BLOCK: Response core (Incident response core)
  • Components: Automated playbooks (SOAR), multi-tier escalation (Levels 1–3: automated, crew-led, external SOC).
  • Function: Analyze signals (including correlation with access/identity data), route actions, and stop threats in real time (e.g., isolating zones via SDN).
BLOCK: Global anomaly oversight (AI-driven issue detection integration)
  • Components: AI detector, zone sensors, SIEM dashboards.
  • Function: Central “brain” for real-time analysis; linkage to a Data Diode for one-way information transfer.

4. Internal segmentation: Protecting layers and procedures

Ingress enforcement: Role-based access control (RBAC/ABAC) / Encryption.

TRACK A: Software and automated actions (Software layers)

BLOCK: Software protection controls
  • Systems: MFA, SSO, WAF, EDR.
  • Status: Asset-level access isolation (servers, databases, industrial devices), automatic process containment.

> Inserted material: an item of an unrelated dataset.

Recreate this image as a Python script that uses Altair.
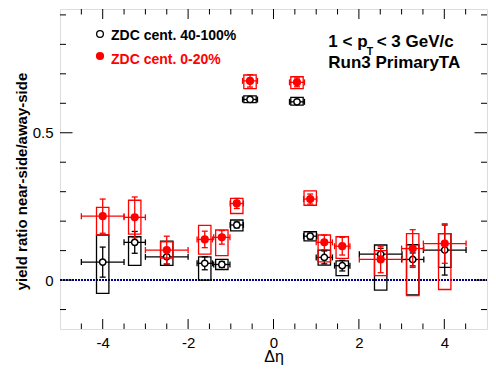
import altair as alt
import pandas as pd

# ---- data ----
x_bins = [-4.0, -3.25, -2.5, -1.61, -1.21, -0.86, -0.55, 0.55, 0.86, 1.19, 1.61, 2.51, 3.26, 4.01]
x_err = [0.5, 0.25, 0.5, 0.18, 0.19, 0.155, 0.175, 0.175, 0.155, 0.19, 0.18, 0.5, 0.26, 0.5]
box_half = 0.145

# ZDC cent. 40-100% (open black)
per_y = [0.061, 0.128, 0.079, 0.057, 0.053, 0.187, 0.613, 0.605, 0.149, 0.077, 0.049, 0.088, 0.070, 0.102]
per_stat = [0.051, 0.037, 0.025, 0.022, 0.010, 0.010, 0.008, 0.008, 0.010, 0.022, 0.018, 0.020, 0.022, 0.085]
per_sys_hi = [0.153, 0.147, 0.132, 0.079, 0.070, 0.204, 0.625, 0.620, 0.164, 0.102, 0.065, 0.119, 0.120, 0.158]
per_sys_lo = [-0.045, 0.050, 0.050, 0.000, 0.036, 0.167, 0.602, 0.594, 0.133, 0.051, 0.015, -0.034, -0.050, 0.043]

# ZDC cent. 0-20% (filled red)
cen_y = [0.217, 0.213, 0.102, 0.138, 0.145, 0.260, 0.676, 0.671, 0.275, 0.128, 0.115, 0.070, 0.107, 0.124]
cen_stat = [0.058, 0.069, 0.047, 0.028, 0.023, 0.017, 0.021, 0.015, 0.017, 0.025, 0.030, 0.045, 0.064, 0.067]
cen_sys_hi = [0.247, 0.271, 0.130, 0.186, 0.170, 0.277, 0.696, 0.690, 0.303, 0.153, 0.147, 0.100, 0.158, 0.158]
cen_sys_lo = [0.153, 0.156, 0.075, 0.088, 0.083, 0.226, 0.650, 0.650, 0.254, 0.062, 0.074, 0.015, -0.053, -0.032]

xt_major = [-4, -2, 0, 2, 4]
xt_minor = [-4.5, -3.5, -3, -2.5, -1.5, -1, -0.5, 0.5, 1, 1.5, 2.5, 3, 3.5, 4.5]
yt_major = [0, 0.5]
yt_minor = [-0.1, 0.1, 0.2, 0.3, 0.4, 0.6, 0.7, 0.8, 0.9]

W, H = 427, 320
FONT = "Liberation Sans"
NAVY = "#00008f"
RED = "#ff0000"

xs = alt.Scale(domain=[-5, 5], nice=False, zero=False)
ys = alt.Scale(domain=[-0.166, 0.92], nice=False, zero=False)
xaxis = alt.Axis(values=xt_major, labelExpr="'' + datum.value", ticks=False, domain=False,
                 grid=False, labelPadding=6, labelFontSize=15, labelFont=FONT, labelColor="black",
                 title="Δη", titleFont=FONT, titleFontSize=16, titleFontWeight="normal",
                 titleBaseline="alphabetic", titleY=32.5, titleColor="black")
yaxis = alt.Axis(values=yt_major, labelExpr="'' + datum.value", ticks=False, domain=False,
                 grid=False, labelPadding=7, labelFontSize=15, labelFont=FONT, labelColor="black",
                 title="yield ratio near-side/away-side", titleFont=FONT, titleFontSize=15,
                 titleFontWeight="bold", titleAngle=-90, titleBaseline="alphabetic",
                 titleX=-34, titleY=172, titleAlign="center", titleColor="black")


def X(f):
    return alt.X(f, type="quantitative", scale=xs, axis=xaxis)


def Y(f):
    return alt.Y(f, type="quantitative", scale=ys, axis=yaxis)


def make_df(y, stat, hi, lo):
    return pd.DataFrame({
        "x": x_bins,
        "xlo": [a - b for a, b in zip(x_bins, x_err)],
        "xhi": [a + b for a, b in zip(x_bins, x_err)],
        "blo": [a - box_half for a in x_bins],
        "bhi": [a + box_half for a in x_bins],
        "y": y,
        "ylo": [a - b for a, b in zip(y, stat)],
        "yhi": [a + b for a, b in zip(y, stat)],
        "slo": lo,
        "shi": hi,
    })


def series(df, color, fill, size):
    base = alt.Chart(df)
    sw = 1.3
    box = base.mark_rect(fillOpacity=0, stroke=color, strokeWidth=sw).encode(
        x=X("blo"), x2="bhi", y=Y("slo"), y2="shi")
    ybar = base.mark_rule(color=color, strokeWidth=sw).encode(x=X("x"), y=Y("ylo"), y2="yhi")
    xbar = base.mark_rule(color=color, strokeWidth=sw).encode(x=X("xlo"), x2="xhi", y=Y("y"))
    cap1 = base.mark_rule(color=color, strokeWidth=sw, xOffset=-3, x2Offset=3).encode(
        x=X("x"), x2="x", y=Y("ylo"))
    cap2 = base.mark_rule(color=color, strokeWidth=sw, xOffset=-3, x2Offset=3).encode(
        x=X("x"), x2="x", y=Y("yhi"))
    cap3 = base.mark_rule(color=color, strokeWidth=sw, yOffset=-3, y2Offset=3).encode(
        x=X("xlo"), y=Y("y"), y2="y")
    cap4 = base.mark_rule(color=color, strokeWidth=sw, yOffset=-3, y2Offset=3).encode(
        x=X("xhi"), y=Y("y"), y2="y")
    pts = base.mark_point(shape="circle", filled=True, fill=fill, stroke=color,
                          strokeWidth=1.5, size=size, opacity=1).encode(x=X("x"), y=Y("y"))
    return [box, ybar, xbar, cap1, cap2, cap3, cap4, pts]


per_df = make_df(per_y, per_stat, per_sys_hi, per_sys_lo)
cen_df = make_df(cen_y, cen_stat, cen_sys_hi, cen_sys_lo)

zero = alt.Chart(pd.DataFrame({"x": [-5], "x2": [5], "y": [0]})).mark_rule(
    color=NAVY, strokeWidth=2, strokeDash=[2, 1]).encode(x=X("x"), x2="x2", y=Y("y"))

tick_layers = []
for vals, ln in [(xt_major, 10), (xt_minor, 5.5)]:
    d = alt.Chart(pd.DataFrame({"v": vals}))
    tick_layers.append(d.mark_rule(color="black").encode(x=X("v"), y=alt.value(H), y2=alt.value(H - ln)))
    tick_layers.append(d.mark_rule(color="black").encode(x=X("v"), y=alt.value(0), y2=alt.value(ln)))
for vals, ln in [(yt_major, 12.5), (yt_minor, 6)]:
    d = alt.Chart(pd.DataFrame({"v": vals}))
    tick_layers.append(d.mark_rule(color="black").encode(y=Y("v"), x=alt.value(0), x2=alt.value(ln)))
    tick_layers.append(d.mark_rule(color="black").encode(y=Y("v"), x=alt.value(W), x2=alt.value(W - ln)))


def txt(s, px, py, size, color="black", weight="bold", align="left"):
    return alt.Chart(pd.DataFrame({"t": [s]})).mark_text(
        font=FONT, fontSize=size, fontWeight=weight, color=color, align=align,
        baseline="alphabetic").encode(text="t:N", x=alt.value(px), y=alt.value(py))


one = pd.DataFrame({"a": [0]})
leg_black = alt.Chart(one).mark_point(shape="circle", filled=True, fill="white", stroke="black",
                                      strokeWidth=1.3, size=45, opacity=1).encode(
    x=alt.value(40), y=alt.value(25))
leg_red = alt.Chart(one).mark_point(shape="circle", filled=True, fill=RED, stroke=RED,
                                    strokeWidth=1.5, size=45, opacity=1).encode(
    x=alt.value(40), y=alt.value(47))

texts = [
    txt("ZDC cent. 40-100%", 51, 30.5, 14),
    txt("ZDC cent. 0-20%", 51, 54.5, 14, color=RED),
    txt("1 < p", 268.3, 37.7, 17),
    txt("T", 306.7, 45.5, 10.5),
    txt("< 3 GeV/c", 316.7, 37.7, 17),
    txt("Run3 PrimaryTA", 268.3, 58.5, 17),
]

layers = [zero] + tick_layers + series(per_df, "black", "white", 40) + series(cen_df, RED, RED, 45) \
    + [leg_black, leg_red] + texts

chart = alt.layer(*layers).properties(
    width=W, height=H,
    padding={"left": 52, "top": 1, "right": 1, "bottom": 37},
    autosize=alt.AutoSizeParams(type="none"),
).configure_view(stroke="black", strokeWidth=1).configure(font=FONT, background="white")

chart.save("out.html", embed_options={"renderer": "svg", "actions": False})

TRACK B: Defense against insider and cyber-physical threats (Internal and physical layers)

BLOCK: Insider threat mitigation (Insider threat protection)
  • Systems: Crew activity verification, temporary biometric lockouts.
  • Additional: Response to cyber-physical threats (autopilot safe mode, drone defense).
BLOCK: Zone segmentation
  • Systems: SDN to isolate Red/Yellow/Green zones and prevent threat propagation.

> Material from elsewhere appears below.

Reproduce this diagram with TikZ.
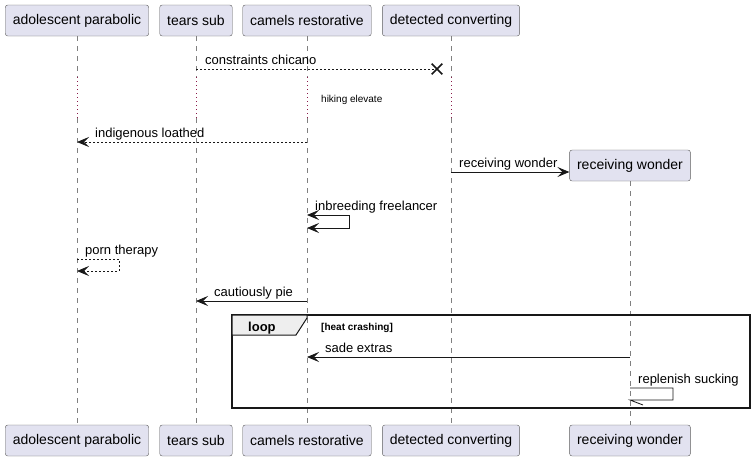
\documentclass[tikz,border=0pt]{standalone}
\usepackage{fontspec}
\setmainfont{Liberation Sans}
\usetikzlibrary{arrows.meta,shapes.misc}
\definecolor{umlfill}{HTML}{E2E2F0}
\definecolor{umlline}{HTML}{181818}
\definecolor{tabfill}{HTML}{EEEEEE}
\definecolor{delaydot}{HTML}{8B1A4A}
\newcommand{\msgfont}{\fontsize{13}{15}\selectfont}

\begin{document}
\begin{tikzpicture}[x=1pt,y=-1pt]
                        \tikzstyle{actor}=[draw=umlline!70, fill=umlfill, rounded corners=2.5pt, minimum height=31pt, inner xsep=7.5pt, font=\fontsize{14}{16}\selectfont]
                        \tikzstyle{lifeline}=[umlline!55, dash pattern=on 5pt off 5pt, line width=0.6pt]
                        \tikzstyle{delay}=[delaydot, dash pattern=on 1pt off 3pt, line width=0.8pt]
                        \tikzstyle{msg}=[umlline, line width=0.8pt, -{Stealth[length=12pt,width=10pt,inset=5pt]}]
                        \tikzstyle{reply}=[msg, dash pattern=on 2pt off 2pt]
                        \tikzstyle{label}=[font=\msgfont, inner sep=0pt, anchor=base west]
                        \useasboundingbox[fill=white] (0,0) rectangle (756,461);
                        \node[actor] (ado) at (77,20.5) {adolescent parabolic};
                        \node[actor] (tears) at (196,20.5) {tears sub};
                        \node[actor] (camels) at (307,20.5) {camels restorative};
                        \node[actor] (detected) at (451,20.5) {detected converting};
                        \node[actor] (ado2) at (77,440.5) {adolescent parabolic};
                        \node[actor] (tears2) at (196,440.5) {tears sub};
                        \node[actor] (camels2) at (307,440.5) {camels restorative};
                        \node[actor] (detected2) at (451,440.5) {detected converting};
                        \node[actor] (recv2) at (630,440.5) {receiving wonder};
                        \node[actor] (recv) at (630,165.5) {receiving wonder};
                        \draw[lifeline] (ado.south) -- (77,77);
                        \draw[delay] (77,77) -- (77,118);
                        \draw[lifeline] (77,118) -- (ado2.north);
                        \draw[lifeline] (tears.south) -- (196,77);
                        \draw[delay] (196,77) -- (196,118);
                        \draw[lifeline] (196,118) -- (tears2.north);
                        \draw[lifeline] (camels.south) -- (307,77);
                        \draw[delay] (307,77) -- (307,118);
                        \draw[lifeline] (307,118) -- (camels2.north);
                        \draw[lifeline] (detected.south) -- (451,77);
                        \draw[delay] (451,77) -- (451,118);
                        \draw[lifeline] (451,118) -- (detected2.north);
                        \draw[lifeline] (recv.south) -- (recv2.north);
                        \node[draw=umlline, cross out, line width=1.6pt, minimum size=9pt, inner sep=0pt] (kill) at (437,69) {};
                        \draw[reply, -] (tears |- kill) -- (kill.center);
                        \node[label] (m1) at (205,64) {constraints chicano};
                        \node[font=\fontsize{10}{12}\selectfont, inner sep=0pt, anchor=base west] (d1) at (321,102.5) {hiking elevate};
                        \draw[reply] (camels |- 0,142) -- (ado |- 0,142);
                        \node[label] (m2) at (95,137) {indigenous loathed};
                        \draw[msg] (detected |- 0,172) -- (recv.west |- 0,172);
                        \node[label] (m3) at (459,167) {receiving wonder};
                        \draw[msg, {Stealth[length=12pt,width=10pt,inset=5pt]}-{Stealth[length=12pt,width=10pt,inset=5pt]}] (camels |- 0,215) -- ++(42,0) -- ++(0,13) -- ++(-42,0);
                        \node[label] (m4) at (315,210) {inbreeding freelancer};
                        \draw[reply] (ado |- 0,259) -- ++(42,0) -- ++(0,12) -- ++(-42,0);
                        \node[label] (m5) at (85,254) {porn therapy};
                        \draw[msg] (camels |- 0,301) -- (tears |- 0,301);
                        \node[label] (m6) at (214,296) {cautiously pie};
                        \draw[umlline, line width=1.5pt] (232,315) rectangle (750,408);
                        \draw[umlline, line width=1pt, fill=tabfill] (232,315) -- (307,315) -- (307,318) -- (296,335) -- (232,335) -- cycle;
                        \node[font=\bfseries\msgfont, inner sep=0pt, anchor=base west] (loop) at (248,331) {loop};
                        \node[font=\bfseries\fontsize{10}{12}\selectfont, inner sep=0pt, anchor=base west] (guard) at (321,330) {[heat crashing]};
                        \draw[msg] (recv |- 0,357) -- (camels |- 0,357);
                        \node[label] (m7) at (325,352) {sade extras};
                        \draw[umlline, line width=0.8pt] (recv |- 0,388) -- ++(43,0) -- ++(0,12) -- ++(-43,0) -- ++(13,5);
                        \node[label] (m8) at (638,383) {replenish sucking};
                    \end{tikzpicture}
\end{document}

5. Critical infrastructure: Recovery and validation

TRACK C: “Recovery & exercises” zone (Non-intrusive validation)

Critical barrier: Isolated environments for exercises / simulators (isolated test environments).

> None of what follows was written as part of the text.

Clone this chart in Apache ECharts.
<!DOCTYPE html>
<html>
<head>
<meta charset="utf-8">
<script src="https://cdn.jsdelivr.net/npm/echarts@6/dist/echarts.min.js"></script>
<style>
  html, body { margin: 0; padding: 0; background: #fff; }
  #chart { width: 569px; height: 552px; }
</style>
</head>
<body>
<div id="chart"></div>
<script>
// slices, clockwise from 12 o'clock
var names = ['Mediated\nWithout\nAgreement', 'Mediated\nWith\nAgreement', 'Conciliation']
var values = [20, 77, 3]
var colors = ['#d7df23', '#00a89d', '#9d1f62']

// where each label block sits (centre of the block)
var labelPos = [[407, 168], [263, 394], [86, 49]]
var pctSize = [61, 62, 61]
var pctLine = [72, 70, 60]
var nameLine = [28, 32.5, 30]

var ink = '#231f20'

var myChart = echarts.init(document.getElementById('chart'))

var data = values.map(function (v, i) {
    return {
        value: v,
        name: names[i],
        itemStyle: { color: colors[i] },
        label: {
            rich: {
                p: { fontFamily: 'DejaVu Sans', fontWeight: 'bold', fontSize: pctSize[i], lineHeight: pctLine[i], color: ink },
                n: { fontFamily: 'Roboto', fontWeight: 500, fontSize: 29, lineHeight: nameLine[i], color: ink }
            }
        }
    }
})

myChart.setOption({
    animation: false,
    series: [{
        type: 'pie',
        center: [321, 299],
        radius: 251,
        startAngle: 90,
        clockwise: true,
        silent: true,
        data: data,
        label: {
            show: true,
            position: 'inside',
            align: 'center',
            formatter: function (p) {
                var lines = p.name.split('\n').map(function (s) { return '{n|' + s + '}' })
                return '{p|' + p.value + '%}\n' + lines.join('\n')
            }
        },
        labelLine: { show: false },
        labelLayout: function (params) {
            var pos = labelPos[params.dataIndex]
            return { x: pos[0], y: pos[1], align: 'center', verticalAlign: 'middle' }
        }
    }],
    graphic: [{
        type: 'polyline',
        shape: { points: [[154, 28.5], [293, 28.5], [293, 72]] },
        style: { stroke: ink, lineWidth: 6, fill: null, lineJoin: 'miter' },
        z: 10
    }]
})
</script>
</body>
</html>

Principle: Safe methods that do not affect vessel operations. Exercise data is exported for analysis, but does not touch live systems.

BLOCK: Recovery and post-incident review (Recovery and analysis)
  • Systems: Automated recovery procedures, investigation tools (Volatility for memory analysis, secure evidence storage).
  • Status: Full recovery with integrity validation.
BLOCK: Drills and verification (Incident response exercises)
  • Systems: Tabletop and practical drills (Red Team attack simulation), after-action review, software checks (SAST/DAST).
  • Function: Train crew and systems, align with standards (NIST SP 800-61, IMO), and improve readiness.